Task requirements — Gather, from the data below, each line in which the word "this" occurs.

--- BEGIN Given records ---

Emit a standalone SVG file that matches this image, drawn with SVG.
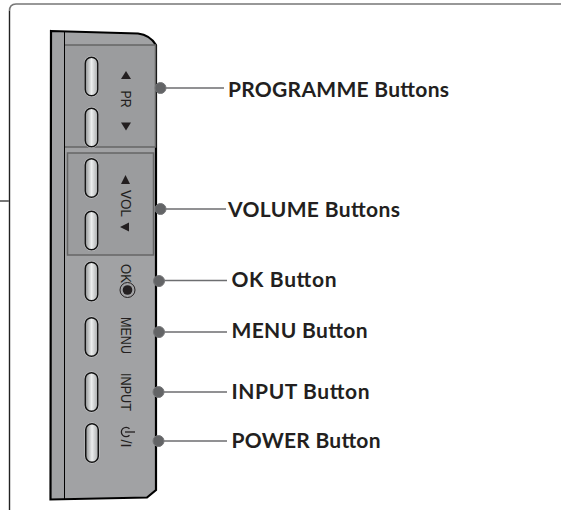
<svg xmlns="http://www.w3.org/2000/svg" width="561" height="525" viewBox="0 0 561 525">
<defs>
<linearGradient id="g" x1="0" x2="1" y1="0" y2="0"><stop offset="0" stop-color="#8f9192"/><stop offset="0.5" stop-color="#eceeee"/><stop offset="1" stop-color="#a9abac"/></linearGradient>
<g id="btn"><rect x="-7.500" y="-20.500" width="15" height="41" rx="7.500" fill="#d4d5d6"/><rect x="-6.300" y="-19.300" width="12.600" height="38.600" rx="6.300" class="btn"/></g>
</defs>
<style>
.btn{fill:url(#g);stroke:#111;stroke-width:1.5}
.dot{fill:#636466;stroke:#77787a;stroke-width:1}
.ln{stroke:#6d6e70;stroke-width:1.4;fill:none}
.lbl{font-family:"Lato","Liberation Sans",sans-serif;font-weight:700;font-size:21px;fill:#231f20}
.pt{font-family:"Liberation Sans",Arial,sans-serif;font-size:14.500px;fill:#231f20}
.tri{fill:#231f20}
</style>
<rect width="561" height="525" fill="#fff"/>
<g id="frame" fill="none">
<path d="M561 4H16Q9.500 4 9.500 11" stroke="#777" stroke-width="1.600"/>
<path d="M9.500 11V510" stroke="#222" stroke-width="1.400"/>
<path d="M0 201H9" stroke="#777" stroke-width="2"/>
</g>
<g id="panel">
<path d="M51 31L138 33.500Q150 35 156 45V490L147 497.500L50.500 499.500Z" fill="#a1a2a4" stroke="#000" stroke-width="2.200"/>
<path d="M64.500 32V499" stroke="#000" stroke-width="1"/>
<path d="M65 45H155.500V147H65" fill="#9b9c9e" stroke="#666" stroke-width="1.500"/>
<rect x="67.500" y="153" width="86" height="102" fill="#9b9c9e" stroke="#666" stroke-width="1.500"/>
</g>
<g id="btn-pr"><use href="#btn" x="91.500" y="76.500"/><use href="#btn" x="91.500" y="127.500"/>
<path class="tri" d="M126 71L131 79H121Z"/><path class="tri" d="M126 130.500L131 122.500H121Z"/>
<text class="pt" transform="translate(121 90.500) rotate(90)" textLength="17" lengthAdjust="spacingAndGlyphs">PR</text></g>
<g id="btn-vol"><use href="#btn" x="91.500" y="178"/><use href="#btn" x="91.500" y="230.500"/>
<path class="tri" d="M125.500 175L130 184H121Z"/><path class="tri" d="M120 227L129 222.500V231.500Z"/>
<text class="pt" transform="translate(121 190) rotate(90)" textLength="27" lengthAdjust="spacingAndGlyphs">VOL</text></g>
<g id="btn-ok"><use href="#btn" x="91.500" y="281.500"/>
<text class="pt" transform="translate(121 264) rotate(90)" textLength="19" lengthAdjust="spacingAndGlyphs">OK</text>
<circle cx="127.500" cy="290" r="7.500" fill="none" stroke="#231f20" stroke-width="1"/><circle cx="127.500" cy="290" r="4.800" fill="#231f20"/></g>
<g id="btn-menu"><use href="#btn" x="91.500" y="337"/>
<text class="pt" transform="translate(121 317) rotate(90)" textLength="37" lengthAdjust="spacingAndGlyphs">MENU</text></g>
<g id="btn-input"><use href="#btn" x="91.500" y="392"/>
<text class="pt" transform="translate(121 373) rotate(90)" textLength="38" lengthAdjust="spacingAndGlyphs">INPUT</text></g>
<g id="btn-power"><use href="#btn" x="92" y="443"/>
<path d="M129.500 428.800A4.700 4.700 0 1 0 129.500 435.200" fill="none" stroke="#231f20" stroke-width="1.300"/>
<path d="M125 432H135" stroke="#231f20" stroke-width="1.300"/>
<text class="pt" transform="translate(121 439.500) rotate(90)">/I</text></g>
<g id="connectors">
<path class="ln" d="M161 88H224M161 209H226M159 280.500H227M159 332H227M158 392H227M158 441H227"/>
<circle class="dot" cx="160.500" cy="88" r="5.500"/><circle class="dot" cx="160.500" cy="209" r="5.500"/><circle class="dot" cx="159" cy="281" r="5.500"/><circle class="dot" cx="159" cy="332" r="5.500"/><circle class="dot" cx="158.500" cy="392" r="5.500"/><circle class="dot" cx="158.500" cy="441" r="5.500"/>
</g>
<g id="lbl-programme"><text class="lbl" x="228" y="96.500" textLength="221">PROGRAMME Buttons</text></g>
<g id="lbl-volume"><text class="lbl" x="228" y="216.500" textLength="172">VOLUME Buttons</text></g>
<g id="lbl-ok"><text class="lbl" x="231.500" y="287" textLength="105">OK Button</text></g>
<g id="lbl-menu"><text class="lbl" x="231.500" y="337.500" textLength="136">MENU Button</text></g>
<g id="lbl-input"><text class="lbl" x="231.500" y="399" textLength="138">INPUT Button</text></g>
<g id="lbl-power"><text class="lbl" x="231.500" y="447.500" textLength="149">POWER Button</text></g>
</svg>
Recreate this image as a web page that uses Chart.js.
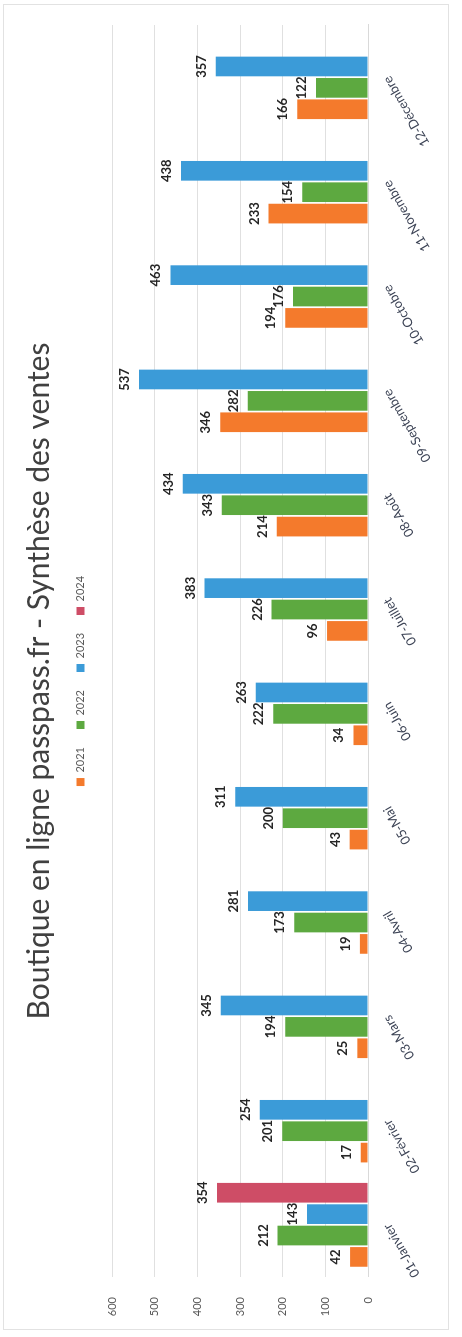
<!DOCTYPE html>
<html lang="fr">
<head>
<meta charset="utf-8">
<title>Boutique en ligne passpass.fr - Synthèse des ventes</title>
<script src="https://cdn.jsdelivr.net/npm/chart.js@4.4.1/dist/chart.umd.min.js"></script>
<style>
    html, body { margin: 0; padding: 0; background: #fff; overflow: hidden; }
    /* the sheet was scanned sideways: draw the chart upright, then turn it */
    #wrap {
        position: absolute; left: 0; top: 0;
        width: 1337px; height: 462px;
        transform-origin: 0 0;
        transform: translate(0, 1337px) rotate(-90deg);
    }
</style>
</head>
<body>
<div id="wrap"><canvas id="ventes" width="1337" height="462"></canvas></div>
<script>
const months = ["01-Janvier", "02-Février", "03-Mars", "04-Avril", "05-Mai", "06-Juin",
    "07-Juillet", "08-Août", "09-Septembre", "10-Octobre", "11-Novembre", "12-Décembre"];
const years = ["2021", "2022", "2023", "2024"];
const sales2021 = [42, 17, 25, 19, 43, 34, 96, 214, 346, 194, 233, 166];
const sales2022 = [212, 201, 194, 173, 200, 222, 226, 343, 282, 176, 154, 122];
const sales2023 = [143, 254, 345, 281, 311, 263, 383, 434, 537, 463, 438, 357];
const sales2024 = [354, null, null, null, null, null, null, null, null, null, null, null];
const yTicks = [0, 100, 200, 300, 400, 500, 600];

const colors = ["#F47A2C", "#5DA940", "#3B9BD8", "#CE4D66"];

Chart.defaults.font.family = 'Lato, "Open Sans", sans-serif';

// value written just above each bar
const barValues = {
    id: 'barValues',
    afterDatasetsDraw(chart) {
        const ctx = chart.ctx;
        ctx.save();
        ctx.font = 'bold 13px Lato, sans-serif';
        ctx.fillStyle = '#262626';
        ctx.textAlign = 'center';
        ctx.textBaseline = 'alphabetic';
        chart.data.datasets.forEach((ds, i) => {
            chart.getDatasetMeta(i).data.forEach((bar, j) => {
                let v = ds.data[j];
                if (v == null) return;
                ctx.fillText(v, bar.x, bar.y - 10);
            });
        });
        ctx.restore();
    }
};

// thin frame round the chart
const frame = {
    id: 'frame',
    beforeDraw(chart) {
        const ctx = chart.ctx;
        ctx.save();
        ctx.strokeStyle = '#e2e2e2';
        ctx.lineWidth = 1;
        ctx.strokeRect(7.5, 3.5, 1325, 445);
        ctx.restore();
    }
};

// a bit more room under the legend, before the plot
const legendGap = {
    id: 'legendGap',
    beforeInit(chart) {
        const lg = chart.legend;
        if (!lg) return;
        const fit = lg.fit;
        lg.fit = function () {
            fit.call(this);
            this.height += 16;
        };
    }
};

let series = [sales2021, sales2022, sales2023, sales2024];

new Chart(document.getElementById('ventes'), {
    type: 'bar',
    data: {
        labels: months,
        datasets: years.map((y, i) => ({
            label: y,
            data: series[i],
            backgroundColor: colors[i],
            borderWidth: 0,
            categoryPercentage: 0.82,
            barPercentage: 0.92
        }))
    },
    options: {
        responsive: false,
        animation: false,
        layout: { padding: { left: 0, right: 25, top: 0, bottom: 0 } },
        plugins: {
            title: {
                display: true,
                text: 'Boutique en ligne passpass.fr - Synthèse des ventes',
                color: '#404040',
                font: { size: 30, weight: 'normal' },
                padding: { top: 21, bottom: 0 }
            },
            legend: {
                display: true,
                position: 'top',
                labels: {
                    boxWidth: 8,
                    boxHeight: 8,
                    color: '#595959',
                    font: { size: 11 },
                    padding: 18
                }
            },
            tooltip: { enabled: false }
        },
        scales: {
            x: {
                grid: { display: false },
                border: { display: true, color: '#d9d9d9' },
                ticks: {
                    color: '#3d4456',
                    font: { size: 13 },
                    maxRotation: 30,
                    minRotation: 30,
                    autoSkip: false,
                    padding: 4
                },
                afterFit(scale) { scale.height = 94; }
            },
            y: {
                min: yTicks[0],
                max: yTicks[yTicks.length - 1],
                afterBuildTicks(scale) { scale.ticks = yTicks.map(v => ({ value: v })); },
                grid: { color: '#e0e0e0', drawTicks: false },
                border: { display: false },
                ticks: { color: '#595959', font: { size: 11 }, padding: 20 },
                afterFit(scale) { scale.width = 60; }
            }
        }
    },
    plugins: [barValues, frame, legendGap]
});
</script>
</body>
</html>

--- END Given records ---

Finished exercise —
Emit a standalone SVG file that matches this image, drawn with SVG.
Recreate this image as a web page that uses Chart.js.
            fit.call(this);
            this.height += 16;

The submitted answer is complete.